The simple rule is don’t use the /e modifier. Aside from the security implications, the replacement code becomes something that has to be parsed, interpreted and executed on every substitution (if you want real fear and loathing, say “poor performance”). And hey – writing code for PHP’s eval is a mind warping exercise in quotes.

So what’s the alternative?

preg_replace_callback()

Instead of using preg_replace(), use preg_replace_callback(), avoiding evals and offering significantly better performance. Rather than providing it a string of code, you give it the name of a function to execute. Each time it needs to make a replacement, the function will be called with the match.
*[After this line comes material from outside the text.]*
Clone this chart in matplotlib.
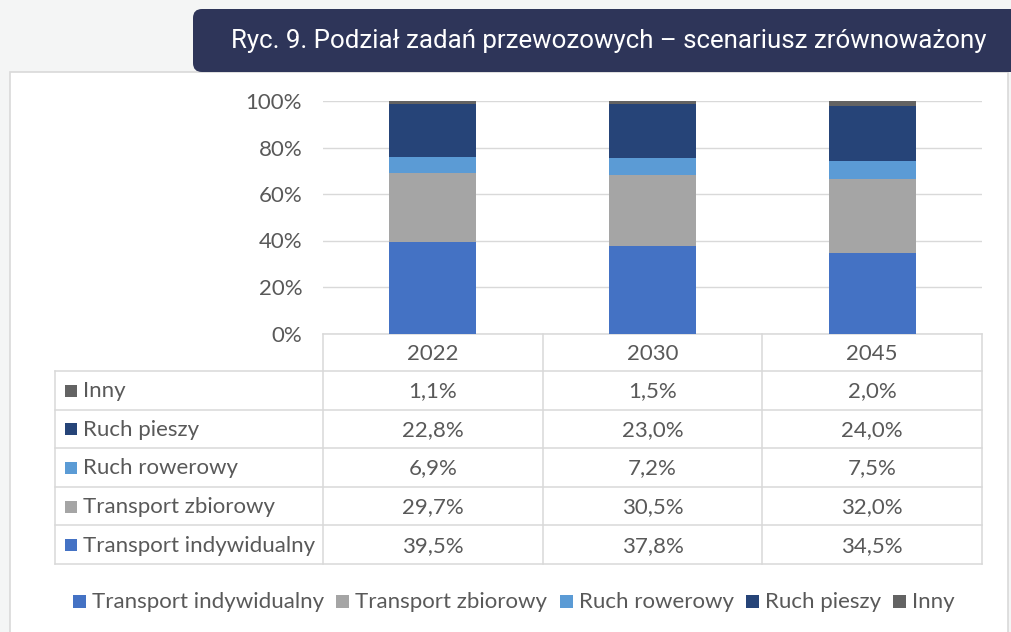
import matplotlib
matplotlib.use('Agg')
import matplotlib.pyplot as plt
from matplotlib.patches import Rectangle, FancyBboxPatch

# ---------------- data ----------------
years = ['2022', '2030', '2045']
series = ['Transport indywidualny', 'Transport zbiorowy', 'Ruch rowerowy', 'Ruch pieszy', 'Inny']
transport_indywidualny = [39.5, 37.8, 34.5]
transport_zbiorowy = [29.7, 30.5, 32.0]
ruch_rowerowy = [6.9, 7.2, 7.5]
ruch_pieszy = [22.8, 23.0, 24.0]
inny = [1.1, 1.5, 2.0]
yticks = [0, 20, 40, 60, 80, 100]
title = 'Ryc. 9. Podział zadań przewozowych – scenariusz zrównoważony'

colors = ['#4472C4', '#A5A5A5', '#5B9BD5', '#264478', '#636363']
data = [transport_indywidualny, transport_zbiorowy, ruch_rowerowy, ruch_pieszy, inny]

TXT = '#595959'
GRID = '#d9d9d9'
BODY = ['Lato', 'DejaVu Sans']
TITLEF = ['Roboto', 'DejaVu Sans']

W, H = 1011, 632
fig = plt.figure(figsize=(W / 100, H / 100), dpi=100)
fig.patch.set_facecolor('#f4f5f5')
renderer = fig.canvas.get_renderer()


def width_px(s, fs, family):
    t = fig.text(0, 0, s, fontsize=fs, family=family)
    w = t.get_window_extent(renderer).width
    t.remove()
    return w


fs_body = 12 * 230 / width_px('Transport indywidualny', 12, BODY)
fs_title = 18 * 758 / width_px(title, 18, TITLEF)

# overlay in pixel coordinates
ov = fig.add_axes([0, 0, 1, 1], zorder=0)
ov.set_xlim(0, W)
ov.set_ylim(H, 0)
ov.axis('off')

ov.add_patch(Rectangle((10, 72), 998, 600, fc='white', ec=GRID, lw=1.2))
ov.add_patch(FancyBboxPatch((193, 9), 840, 63, boxstyle='round,pad=0,rounding_size=9',
                            fc='#2e3559', ec='none'))
ov.text(609, 41, title, color='white', ha='center', va='center',
        fontsize=fs_title, family=TITLEF)

# ---------------- main chart ----------------
ax = fig.add_axes([323 / W, 1 - 333.5 / H, 659 / W, 232.5 / H], zorder=2)
ax.patch.set_alpha(0)
x = list(range(len(years)))
bottom = [0.0] * len(years)
for vals, c, name in zip(data, colors, series):
    ax.bar(x, [v / 100 for v in vals], width=0.396, bottom=[b / 100 for b in bottom],
           color=c, zorder=3, label=name)
    bottom = [b + v for b, v in zip(bottom, vals)]
ax.set_xlim(-0.5, len(years) - 0.5)
ax.set_ylim(0, 1)
ax.set_yticks([t / 100 for t in yticks])
ax.set_yticklabels([f'{t}%' for t in yticks], fontsize=fs_body, color=TXT, family=BODY)
ax.set_xticks([])
ax.tick_params(axis='y', length=0, pad=15)
ax.grid(axis='y', color=GRID, lw=1.0, zorder=0)
for s in ax.spines.values():
    s.set_visible(False)

# ---------------- data table ----------------
fig.canvas.draw()
col_edges = [55] + [ax.transData.transform((xv - 0.5, 0))[0] for xv in range(len(years) + 1)]
row_edges = [334, 371] + [371 + 38.6 * k for k in range(1, 6)]
lw_t = 1.1
ov.plot([col_edges[1], col_edges[-1]], [row_edges[0]] * 2, color=GRID, lw=lw_t)
for ry in row_edges[1:]:
    ov.plot([col_edges[0], col_edges[-1]], [ry, ry], color=GRID, lw=lw_t)
ov.plot([col_edges[0]] * 2, [row_edges[1], row_edges[-1]], color=GRID, lw=lw_t)
for cx in col_edges[1:]:
    ov.plot([cx, cx], [row_edges[0], row_edges[-1]], color=GRID, lw=lw_t)

# header
for j, yr in enumerate(years):
    cxm = (col_edges[j + 1] + col_edges[j + 2]) / 2
    ov.text(cxm, (row_edges[0] + row_edges[1]) / 2 + 1, yr, ha='center', va='center',
            fontsize=fs_body, color=TXT, family=BODY)

rows = list(zip(series, data, colors))[::-1]
for i, (name, vals, c) in enumerate(rows):
    cy = (row_edges[i + 1] + row_edges[i + 2]) / 2 + 1
    ov.add_patch(Rectangle((65, cy - 6.5), 12, 12, fc=c, ec='none'))
    ov.text(83, cy, name, ha='left', va='center', fontsize=fs_body, color=TXT, family=BODY)
    for j, v in enumerate(vals):
        cxm = (col_edges[j + 1] + col_edges[j + 2]) / 2
        ov.text(cxm, cy, f'{v:.1f}%'.replace('.', ','), ha='center', va='center',
                fontsize=fs_body, color=TXT, family=BODY)

# ---------------- legend ----------------
sq, gap_t = 13, 6
widths = [width_px(n, fs_body, BODY) for n in series]
text_total = sum(sq + gap_t + w for w in widths)
gap_i = max(8, (882 - text_total) / (len(series) - 1))
total = text_total + gap_i * (len(series) - 1)
xcur = 514 - total / 2
ly = 601
for name, c, w in zip(series, colors, widths):
    ov.add_patch(Rectangle((xcur, ly - 6.5), sq, sq, fc=c, ec='none'))
    ov.text(xcur + sq + gap_t, ly + 1, name, ha='left', va='center', fontsize=fs_body,
            color=TXT, family=BODY)
    xcur += sq + gap_t + w + gap_i

fig.savefig('out.png', dpi=100, facecolor=fig.get_facecolor())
So here’s the final solution;


    function highlight_search($matches) {
        return sprintf(
                '<span class="hilite">%s</span>',
                htmlspecialchars($matches[1])
            );
    }
    
    $text = preg_replace_callback(
            "/b($q)b/i",
            'highlight_search',
            $text
        );

The second argument to preg_replace_callback() is the name of my highlight_search() callback function, which will get called every time there’s a match to be replaced.

The callback function needs to handle a single parameter: $matches, which will always be an indexed array. And in much the same way as the replacement backreferences preg_replace() provides, the first element in the array will always exist and correspond to the complete match – that is $matches[0]. Sub patterns are assigned higher indexes in the array – in this case my sub pattern is at $matches[1] so all I need to do is run it through htmlspecialchars(), embed it inside the span tag with help from sprintf(), return it and I’m done. The returned value gets used as the replacement.

Be aware that the approach I’ve used of simple placing the incoming search term directly in the pattern (after escaping) is probably less than ideal from a usability perspective. Some thought needs to be given to stuff like punctuation in the search term, and it might be smarter to break the search term up into pieces and analyse it a little first. So this example is a sub-optimal solution, but I think manages to illustrate regex search and replace reasonably well.

Alright – that’s a wrap for this installment. More some other time (and I need a break from regexes for while).

¹ And it really means any length – including nothing – .jpg would be a valid filename using this regex – probably smarter to use a + quantifier and require at least one character, but I need an excuse to illustrate *.

² In fact I don’t need the sub pattern for this example, because b is an assertion – it doesn’t actually become part of the match, but this is a good opportunity to illustrate subpatterns, which are frequently used in search and replace operations.